Skip to contents

This function matches two dataframe objects by their unique identifier (usually "time" or "datetime in a timeseries), and returns a new dataframe which contains the new rows (if present) but matched rows which contain changes from previous data will be dropped.

Usage

release(df_current, df_previous, datetime_variable, include_new = TRUE, ...)

Arguments

df_current

data.frame, the newest/current version of dataset x.

df_previous

data.frame, the old version of dataset, for example x - t1.

datetime_variable

string, which variable to use as unique ID to join df_current and df_previous. Usually a "datetime" variable.

include_new

boolean, should new rows be included? Default is TRUE.

...

Other waldo::compare() arguments can be supplied here, such as tolerance or max_diffs. See ?waldo::compare() for a full list.

Value

A dataframe which contains only rows of df_current that have not changed from df_previous, and includes new rows.
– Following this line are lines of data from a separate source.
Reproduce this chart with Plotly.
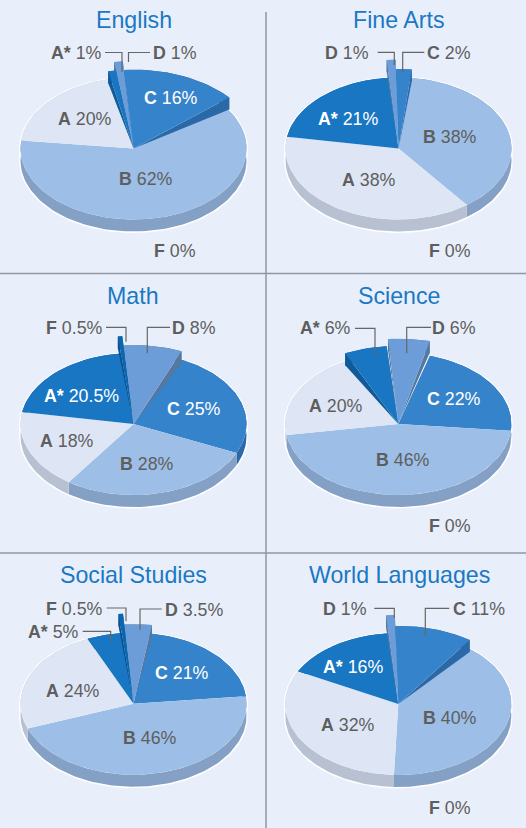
import math
import plotly.graph_objects as go

# ---------- data (clockwise from the top of each pie) ----------
ENGLISH_GRADES = ["D", "C", "F", "B", "A", "A*"]
ENGLISH_VALUES = [1, 16, 0, 62, 20, 1]
FINE_ARTS_GRADES = ["D", "C", "F", "B", "A", "A*"]
FINE_ARTS_VALUES = [1, 2, 0, 38, 38, 21]
MATH_GRADES = ["D", "C", "B", "A", "A*", "F"]
MATH_VALUES = [8, 25, 28, 18, 20.5, 0.5]
SCIENCE_GRADES = ["D", "C", "F", "B", "A", "A*"]
SCIENCE_VALUES = [6, 22, 0, 46, 20, 6]
SOCIAL_GRADES = ["D", "C", "B", "A", "A*", "F"]
SOCIAL_VALUES = [3.5, 21, 46, 24, 5, 0.5]
WORLD_GRADES = ["D", "C", "F", "B", "A", "A*"]
WORLD_VALUES = [1, 11, 0, 40, 32, 16]

# ---------- styling ----------
BG = "#E9EFFA"
TOP = {"A": "#DEE6F5", "B": "#9DBEE6", "C": "#3583CB", "D": "#6C9DD8", "A*": "#1976C2", "F": "#0B66B0"}
WALL = {"A": "#B7C1D1", "B": "#84A0C4", "C": "#2A68A8", "D": "#55789F", "A*": "#0F5A98", "F": "#0A4F8C"}
TEXT = "#5E5E5E"
TITLE = "#1A78C4"
LEADER = "#666666"
DIVIDER = "#8F97A3"
FONT = "Liberation Sans"
RX, RY, DEPTH = 113, 71, 12

# layout of each panel: pie geometry, pulled slices (radius factor, perspective trim at the
# leading and trailing edge as a share of the sweep), label centres, leader paths
PANELS = [
    dict(title="English", grades=ENGLISH_GRADES, values=ENGLISH_VALUES,
         cx=133.5, cy=148.5, start=-8, tx=133.5, ty=19.5,
         pull={"C": (1.11, 0, 0.06), "A*": (1.11, 0, 0), "D": (1.23, 0, 0)},
         labels={"C": (171, 98), "A": (85, 119), "B": (146, 179), "F": (175, 251),
                 "A*": (76, 53), "D": (175, 53)}, white=["C"],
         leaders=[[(105, 52.5), (122, 52.5), (122, 72)], [(150, 52.5), (128.5, 52.5), (128.5, 62)]]),
    dict(title="Fine Arts", grades=FINE_ARTS_GRADES, values=FINE_ARTS_VALUES,
         cx=398.5, cy=148.5, start=-4.8, tx=399.3, ty=19.5,
         pull={"C": (1.12, 0, 0), "D": (1.25, 0, 0)},
         labels={"D": (347, 53), "C": (449.3, 53), "A*": (348.3, 119), "B": (450, 136.7),
                 "A": (368.7, 180), "F": (450, 250.7)}, white=["A*"],
         leaders=[[(377.7, 52.3), (394.3, 52.3), (394.3, 65)], [(424.3, 52.3), (402.7, 52.3), (402.7, 71.7)]]),
    dict(title="Math", grades=MATH_GRADES, values=MATH_VALUES,
         cx=133.5, cy=424, start=-4.6, tx=133.3, ty=296,
         pull={"D": (1.11, 0, 0.06), "F": (1.24, 0, 0)},
         labels={"F": (74, 328.3), "D": (194.3, 328.3), "A*": (81, 395.7), "C": (194, 409.3),
                 "A": (67.3, 440.7), "B": (146.7, 464)}, white=["A*", "C"],
         leaders=[[(106, 327.3), (126, 327.3), (126, 341.7)], [(170, 327.3), (147.3, 327.3), (147.3, 353.3)]]),
    dict(title="Science", grades=SCIENCE_GRADES, values=SCIENCE_VALUES,
         cx=398.3, cy=424, start=-5.4, tx=399.3, ty=296,
         pull={"D": (1.2, 0.05, 0.13), "A*": (1.1, 0.08, 0)},
         labels={"A*": (325, 328.3), "D": (454.3, 328.3), "C": (453.7, 399.3), "A": (336, 405.7),
                 "B": (402.7, 460), "F": (450, 525.7)}, white=["C"],
         leaders=[[(355, 328.3), (375, 328.3), (375, 355)], [(431, 327.3), (406.7, 327.3), (406.7, 353.3)]]),
    dict(title="Social Studies", grades=SOCIAL_GRADES, values=SOCIAL_VALUES,
         cx=133.5, cy=703.7, start=-4.2, tx=133.3, ty=575,
         pull={"D": (1.12, 0, 0), "F": (1.27, 0, 0)},
         labels={"F": (74, 609), "D": (194.3, 609.7), "A*": (53.3, 631.7), "C": (182.3, 673),
                 "A": (73.3, 690.7), "B": (150, 738.3)}, white=["C"],
         leaders=[[(106.7, 608), (126, 608), (126, 621.3)], [(161.7, 609), (140, 609), (140, 629.7)],
                  [(82.7, 631.3), (110.7, 631.3), (110.7, 641.3)]]),
    dict(title="World Languages", grades=WORLD_GRADES, values=WORLD_VALUES,
         cx=398.3, cy=704, start=-5, tx=399.3, ty=575,
         pull={"C": (1.1, 0, 0.08), "D": (1.25, 0, 0)},
         labels={"D": (345.3, 609), "C": (479.3, 609), "A*": (353.3, 667), "B": (450, 717.7),
                 "A": (348.3, 724.7), "F": (450, 808)}, white=["A*"],
         leaders=[[(374.3, 608.3), (394.3, 608.3), (394.3, 618)], [(449.3, 608.3), (425.3, 608.3), (425.3, 636.3)]]),
]

fig = go.Figure()


def poly(xs, ys, color, hover=None):
    fig.add_trace(go.Scatter(x=xs, y=ys, mode="lines", fill="toself", fillcolor=color,
                             line=dict(width=0, color=color), hoverinfo="text" if hover else "skip",
                             text=hover, showlegend=False))


def point(p, deg, mult=1.0):
    a = math.radians(deg)
    return p["cx"] + RX * mult * math.sin(a), p["cy"] - RY * mult * math.cos(a)


def arc(p, a0, a1, mult):
    n = max(2, int(abs(a1 - a0) / 2) + 1)
    pts = [point(p, a0 + (a1 - a0) * i / (n - 1), mult) for i in range(n)]
    return [q[0] for q in pts], [q[1] for q in pts]


def draw_wall(p, grade, a0, a1, mult):
    ax, ay = arc(p, a0, a1, mult)
    poly(ax + list(reversed(ax)), ay + [y + DEPTH for y in reversed(ay)], WALL[grade])
    if mult > 1:
        # the side faces of a pulled slice taper down to the apex
        for x, y in ((ax[0], ay[0]), (ax[-1], ay[-1])):
            poly([p["cx"], x, x], [p["cy"], y, y + DEPTH], WALL[grade])


def draw_top(p, grade, a0, a1, mult, value):
    ax, ay = arc(p, a0, a1, mult)
    poly([p["cx"]] + ax + [p["cx"]], [p["cy"]] + ay + [p["cy"]], TOP[grade], f"{grade} {value}%")


for p in PANELS:
    # white rim round the whole pie
    ux, uy = arc(p, -90, 90, 1.012)
    lx, ly = arc(p, 90, 270, 1.012)
    poly(ux + lx, uy + [y + DEPTH + 0.6 for y in ly], "#FFFFFF")

    total = sum(p["values"])
    angle = p["start"]
    spans = []
    for g, v in zip(p["grades"], p["values"]):
        sweep = 360 * v / total
        if v > 0:
            mult, lead, trail = p["pull"].get(g, (1.0, 0, 0))
            spans.append((g, angle + sweep * lead, angle + sweep * (1 - trail), mult, v))
        angle += sweep
    flat = [s for s in spans if s[3] == 1.0]
    pulled = [s for s in spans if s[3] > 1.0]
    for group in (flat, pulled):
        for s in group:
            draw_wall(p, s[0], s[1], s[2], s[3])
        for s in group:
            draw_top(p, s[0], s[1], s[2], s[3], s[4])

    for path in p["leaders"]:
        fig.add_trace(go.Scatter(x=[q[0] for q in path], y=[q[1] for q in path], mode="lines",
                                 line=dict(color=LEADER, width=1.2), hoverinfo="skip", showlegend=False))

    fig.add_annotation(x=p["tx"], y=p["ty"], text=p["title"], showarrow=False,
                       font=dict(family=FONT, size=23.2, color=TITLE))
    for g, v in zip(p["grades"], p["values"]):
        x, y = p["labels"][g]
        color = "#FFFFFF" if g in p["white"] else TEXT
        fig.add_annotation(x=x, y=y, text=f"<b>{g}</b> {v}%", showarrow=False,
                           font=dict(family=FONT, size=17.8, color=color))

# panel dividers
fig.add_shape(type="line", x0=266, x1=266, y0=12, y1=828, xref="x", yref="y", line=dict(color=DIVIDER, width=1.5))
for yy in (273.5, 553):
    fig.add_shape(type="line", x0=0, x1=526, y0=yy, y1=yy, xref="x", yref="y", line=dict(color=DIVIDER, width=1.5))

fig.update_layout(
    width=526, height=828, autosize=False, margin=dict(l=0, r=0, t=0, b=0),
    paper_bgcolor=BG, plot_bgcolor=BG, showlegend=False,
    xaxis=dict(range=[0, 526], visible=False, fixedrange=True),
    yaxis=dict(range=[828, 0], visible=False, fixedrange=True),
)
fig.write_html("out.html", config={"displayModeBar": False},
               post_script="document.body.style.margin='0';document.body.style.overflow='hidden';")
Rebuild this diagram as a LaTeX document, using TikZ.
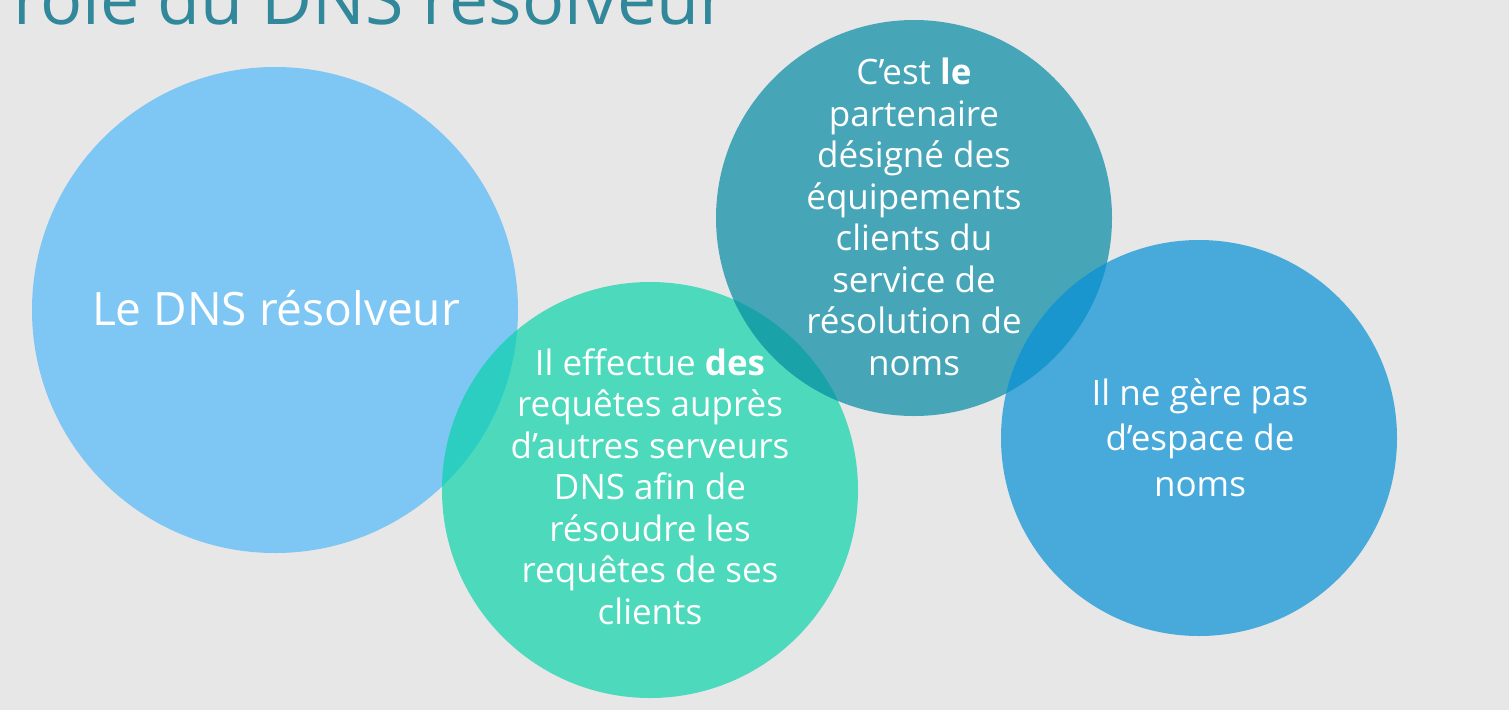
\documentclass[tikz,border=0pt]{standalone}
\usepackage{fontspec}
\setmainfont{Open Sans}
\definecolor{bg}{HTML}{E6E7E6}
\definecolor{titlec}{HTML}{31889A}
\definecolor{cA}{HTML}{7EC6F4}
\definecolor{cB}{HTML}{4DD9BB}
\definecolor{cC}{HTML}{47A5B8}
\definecolor{cD}{HTML}{47AADB}
\definecolor{oAB}{HTML}{2DCEC2}
\definecolor{oBC}{HTML}{19A3A9}
\definecolor{oCD}{HTML}{1A96CF}
\tikzset{
  bubble/.style={circle, inner sep=0pt, draw=none},
  btext/.style={text=white, align=center, font=\fontsize{35}{41.5}\selectfont},
}
\begin{document}
\begin{tikzpicture}[x=1pt,y=-1pt]
\useasboundingbox (0,0) rectangle (1509,710);
\clip (0,0) rectangle (1509,710);
\fill[bg] (0,0) rectangle (1509,710);
\node[anchor=base west, text=titlec, inner sep=0pt, font=\fontsize{70}{72}\selectfont] (title) at (13,24) {rôle du DNS résolveur};
% circles
\node[bubble, fill=cA, minimum size=486pt] (c1) at (275,310) {};
\node[bubble, fill=cB, minimum size=416pt] (c2) at (650,490) {};
\node[bubble, fill=cC, minimum size=396pt] (c3) at (914,218) {};
\node[bubble, fill=cD, minimum size=396pt] (c4) at (1199,438) {};
% overlaps
\begin{scope}
  \clip (275,310) circle (243pt);
  \fill[oAB] (650,490) circle (208pt);
\end{scope}
\begin{scope}
  \clip (650,490) circle (208pt);
  \fill[oBC] (914,218) circle (198pt);
\end{scope}
\begin{scope}
  \clip (914,218) circle (198pt);
  \fill[oCD] (1199,438) circle (198pt);
\end{scope}
% texts (base anchor = baseline of the last line)
\node[anchor=base, text=white, inner sep=0pt, font=\fontsize{46}{52}\selectfont] (t1) at (276,325) {Le DNS résolveur};
\node[btext, anchor=base, inner sep=0pt] (t2) at (650,624) {Il effectue \textbf{des}\\requêtes auprès\\d’autres serveurs\\DNS afin de\\résoudre les\\requêtes de ses\\clients};
\node[btext, anchor=base, inner sep=0pt] (t3) at (914,375) {C’est \textbf{le}\\partenaire\\désigné des\\équipements\\clients du\\service de\\résolution de\\noms};
\node[btext, anchor=base, inner sep=0pt, font=\fontsize{35}{45.5}\selectfont] (t4) at (1200,496) {Il ne gère pas\\d’espace de\\noms};
\end{tikzpicture}
\end{document}
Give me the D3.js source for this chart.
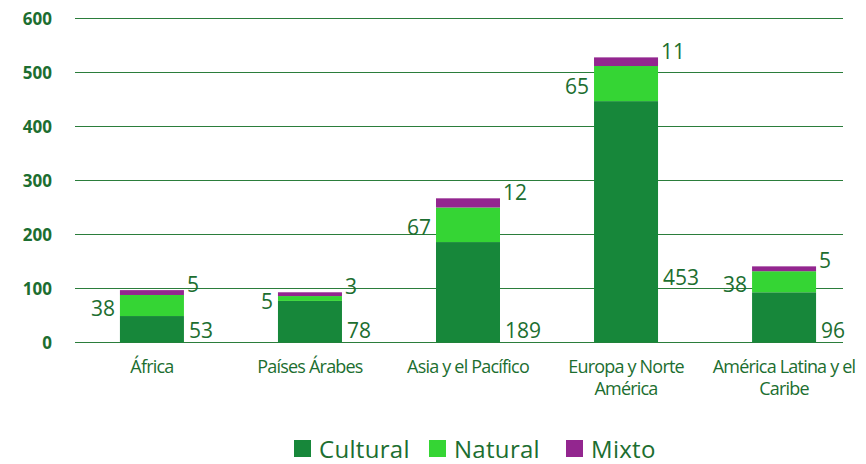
<!DOCTYPE html>
<html><head><meta charset="utf-8">
<script src="https://cdn.jsdelivr.net/npm/d3@7"></script>
<style>body{margin:0;background:#fff}</style>
</head><body>
<svg id="c" width="866" height="464"></svg>
<script>
const categories = ["África", "Países Árabes", "Asia y el Pacífico", "Europa y Norte América", "América Latina y el Caribe"];
const categoryLines = [["África"], ["Países Árabes"], ["Asia y el Pacífico"], ["Europa y Norte", "América"], ["América Latina y el", "Caribe"]];
// bar segment heights as drawn in the picture
const cultural = [49, 77, 186, 447, 93];
const natural = [39, 9, 64, 65, 39];
const mixto = [9, 7, 17, 16, 9];
// data-label texts as printed on the picture
const culturalLabels = [53, 78, 189, 453, 96];
const naturalLabels = [38, 5, 67, 65, 38];
const mixtoLabels = [5, 3, 12, 11, 5];
const seriesNames = ["Cultural", "Natural", "Mixto"];
const yTicks = [0, 100, 200, 300, 400, 500, 600];

(function () {
const colors = ["#17873a", "#35d534", "#93268f"];
const textGreen = "#1c6e30";
const svg = d3.select("#c");
const mLeft = 73, mRight = 863, gridRight = 843, mTop = 18.5, mBottom = 342.5;

const x = d3.scaleBand().domain(categories).range([mLeft, mRight]).paddingInner(0.595).paddingOuter(0.297);
const y = d3.scaleLinear().domain([0, 600]).range([mBottom, mTop]);

svg.append("g").selectAll("line").data(yTicks).join("line")
  .attr("x1", 75).attr("x2", gridRight).attr("y1", d => y(d)).attr("y2", d => y(d))
  .attr("stroke", "#2b7d3b").attr("stroke-width", 1);
svg.append("g").selectAll("text").data(yTicks).join("text")
  .attr("x", 52).attr("y", d => y(d)).attr("dy", "0.36em").attr("text-anchor", "end")
  .attr("font-family", "Open Sans, sans-serif").attr("font-weight", 700).attr("font-size", 17)
  .attr("fill", textGreen).text(d => d);

const rows = categories.map((c, i) => ({cat: c, Cultural: cultural[i], Natural: natural[i], Mixto: mixto[i],
  cl: culturalLabels[i], nl: naturalLabels[i], ml: mixtoLabels[i]}));
const stack = d3.stack().keys(seriesNames)(rows);

svg.append("g").selectAll("g").data(stack).join("g").attr("fill", (d, i) => colors[i])
  .selectAll("rect").data(d => d).join("rect")
  .attr("x", d => x(d.data.cat)).attr("width", x.bandwidth())
  .attr("y", d => y(d[1])).attr("height", d => y(d[0]) - y(d[1]));

const lbl = svg.append("g").attr("font-family", "Open Sans, sans-serif").attr("font-size", 21).attr("fill", textGreen);
lbl.selectAll(".cl").data(rows).join("text")
  .attr("x", d => x(d.cat) + x.bandwidth() + 5)
  .attr("y", d => d.cl > 300 ? y(d.cl * 0.265) : mBottom - 12.5)
  .attr("dy", "0.36em").text(d => d.cl);
lbl.selectAll(".nl").data(rows).join("text")
  .attr("x", d => x(d.cat) - 5).attr("text-anchor", "end")
  .attr("y", d => y(d.Cultural + d.Natural / 2) + 3)
  .attr("dy", "0.36em").text(d => d.nl);
lbl.selectAll(".ml").data(rows).join("text")
  .attr("x", d => x(d.cat) + x.bandwidth() + 3)
  .attr("y", d => y(d.Cultural + d.Natural + d.Mixto) - 6)
  .attr("dy", "0.36em").text(d => d.ml);

const cl = svg.append("g").attr("font-family", "Open Sans, sans-serif").attr("font-size", 18)
  .attr("fill", textGreen).attr("text-anchor", "middle").attr("letter-spacing", "-0.8");
categoryLines.forEach((lines, i) => {
  const cx = x(categories[i]) + x.bandwidth() / 2;
  const t = cl.append("text").attr("x", cx).attr("y", 373);
  lines.forEach((ln, j) => t.append("tspan").attr("x", cx).attr("dy", j ? 22 : 0).text(ln));
});

const legX = [294, 429, 566];
const lg = svg.append("g");
seriesNames.forEach((s, i) => {
  lg.append("rect").attr("x", legX[i]).attr("y", 440).attr("width", 17).attr("height", 17).attr("fill", colors[i]);
  lg.append("text").attr("x", legX[i] + 25).attr("y", 458)
    .attr("font-family", "Open Sans, sans-serif").attr("font-size", 24).attr("letter-spacing", "0.3").attr("fill", textGreen).text(s);
});
})();
</script>
</body></html>
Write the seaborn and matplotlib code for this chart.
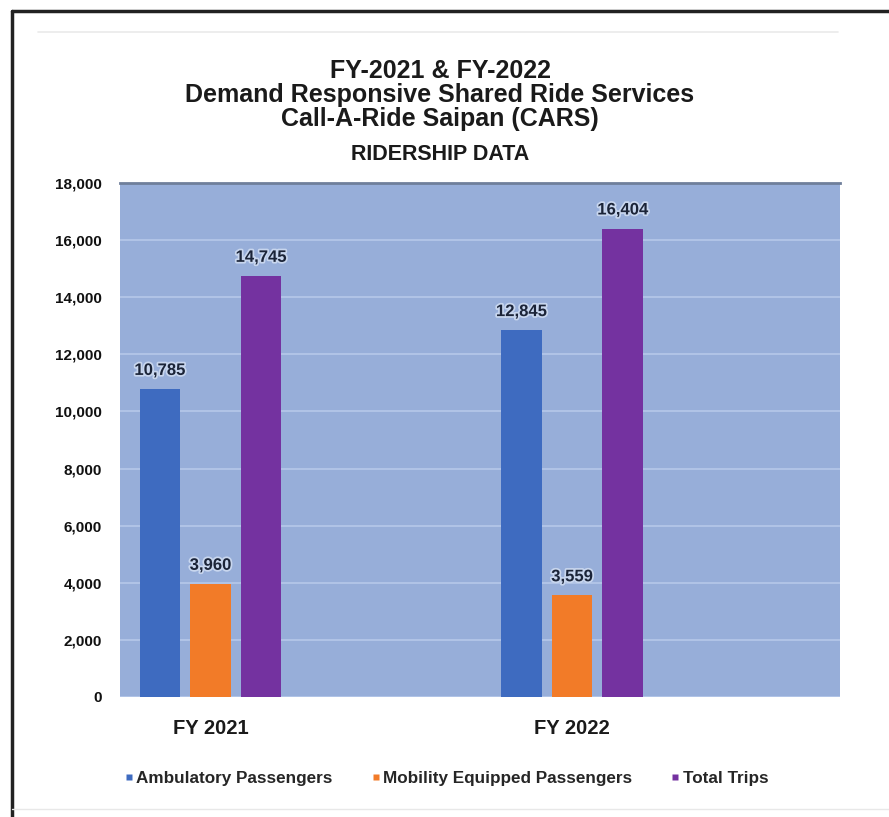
import matplotlib
matplotlib.use("Agg")
import matplotlib.pyplot as plt
import matplotlib.patheffects as pe
from matplotlib.lines import Line2D
import seaborn as sns
import pandas as pd

# ---- data ----
categories = ["FY 2021", "FY 2022"]
series = ["Ambulatory Passengers", "Mobility Equipped Passengers", "Total Trips"]
ambulatory = [10785, 12845]
mobility = [3960, 3559]
total_trips = [14745, 16404]
colors = ["#3E6BC0", "#F27B28", "#7432A0"]
title_lines = ["FY-2021 & FY-2022",
               "Demand Responsive Shared Ride Services",
               "Call-A-Ride Saipan (CARS)"]
subtitle = "RIDERSHIP DATA"
yticks = list(range(0, 18001, 2000))

df = pd.DataFrame({
    "Year": categories * 3,
    "Series": [s for s in series for _ in categories],
    "Value": ambulatory + mobility + total_trips,
})

sns.set_theme(style="white")
plt.rcParams["font.family"] = ["Liberation Sans", "DejaVu Sans"]

W, H = 889, 817
fig = plt.figure(figsize=(W / 100, H / 100), dpi=100)
fig.patch.set_facecolor("white")

def fx(x):
    return x / W

def fy(y):
    return 1 - y / H

ax = fig.add_axes([fx(120), fy(697), fx(840) - fx(120), fy(183) - fy(697)])
ax.set_facecolor("#97AED9")

sns.barplot(data=df, x="Year", y="Value", hue="Series", hue_order=series,
            order=categories, palette=colors, width=0.42, gap=0.2,
            saturation=1, ax=ax, legend=False, edgecolor="none")

ax.set_xlim(-0.25, 1.741)
ax.set_ylim(0, 18000)
ax.set_yticks(yticks)
ax.set_yticklabels([f"{v:,}" for v in yticks], fontsize=11, fontweight="bold",
                   color="#111111")
ax.tick_params(axis="y", length=0, pad=13)
ax.tick_params(axis="x", length=0, pad=16)
for lab in ax.get_xticklabels():
    lab.set_fontsize(14.5)
    lab.set_fontweight("bold")
    lab.set_color("#1a1a1a")
ax.set_xlabel("")
ax.set_ylabel("")
ax.set_axisbelow(True)
ax.yaxis.grid(True, color="#B3C6E8", lw=1.3)
for side in ["left", "right", "bottom"]:
    ax.spines[side].set_visible(False)
ax.spines["top"].set_color("#6F7F9B")
ax.spines["top"].set_linewidth(2)

# value labels
for cont in ax.containers:
    ax.bar_label(cont, labels=[f"{int(v):,}" for v in cont.datavalues],
                 padding=8, fontsize=12, fontweight="bold", color="#1B2438",
                 path_effects=[pe.withStroke(linewidth=2.5, foreground="#C8D6EE")])

# titles
ys = [71, 95, 119]
for t, y in zip(title_lines, ys):
    fig.text(fx(440), fy(y), t, ha="center", va="center", fontsize=18,
             fontweight="bold", color="#1a1a1a")
fig.text(fx(440), fy(154), subtitle, ha="center", va="center", fontsize=15.5,
         fontweight="bold", color="#1a1a1a")

# legend
handles = [Line2D([0], [0], marker="s", linestyle="none", markersize=5,
                  markerfacecolor=c, markeredgecolor="none") for c in colors]
leg = fig.legend(handles, series, loc="center", bbox_to_anchor=(fx(446), fy(778)),
                 ncol=3, frameon=False, handlelength=0.6, handletextpad=0.15,
                 columnspacing=2.2, prop={"weight": "bold", "size": 12.3})

# outer frame (top and left dark), inner faint frame
fig.add_artist(Line2D([fx(12), fx(889)], [fy(11), fy(11)], color="#222222", lw=2.5))
fig.add_artist(Line2D([fx(12), fx(12)], [fy(11), fy(817)], color="#222222", lw=2.5))
fig.add_artist(Line2D([fx(38), fx(838)], [fy(32), fy(32)], color="#EAEAEA", lw=1.2))
fig.add_artist(Line2D([fx(12), fx(889)], [fy(809), fy(809)], color="#E8E8E8", lw=1))

fig.savefig("out.png", dpi=100, facecolor="white")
Also returns a waldo object as in loupe().

Examples

# Dropping matched rows which contain changes, and returning unchanged rows
df_released <- butterfly::release(
  butterflycount$march, # New or current dataset
  butterflycount$february, # Previous version you are comparing it to
  datetime_variable = "time", # Unique ID variable they have in common
  include_new = TRUE # Whether to include new rows or not, default is TRUE
)
#> The following rows are new in 'df_current': 
#>         time count
#> 1 2024-03-01    23
#> 
#>  The following values have changes from the previous data.
#> old vs new
#>            count
#>   old[1, ]    17
#>   old[2, ]    22
#>   old[3, ]    55
#> - old[4, ]    18
#> + new[4, ]    11
#> 
#> `old$count`: 17.0 22.0 55.0 18.0
#> `new$count`: 17.0 22.0 55.0 11.0
#> 
#>  These will be dropped, but new rows are included.

df_released
#>         time count
#> 1 2024-03-01    23
#> 2 2024-02-01    17
#> 3 2024-01-01    22
#> 4 2023-12-01    55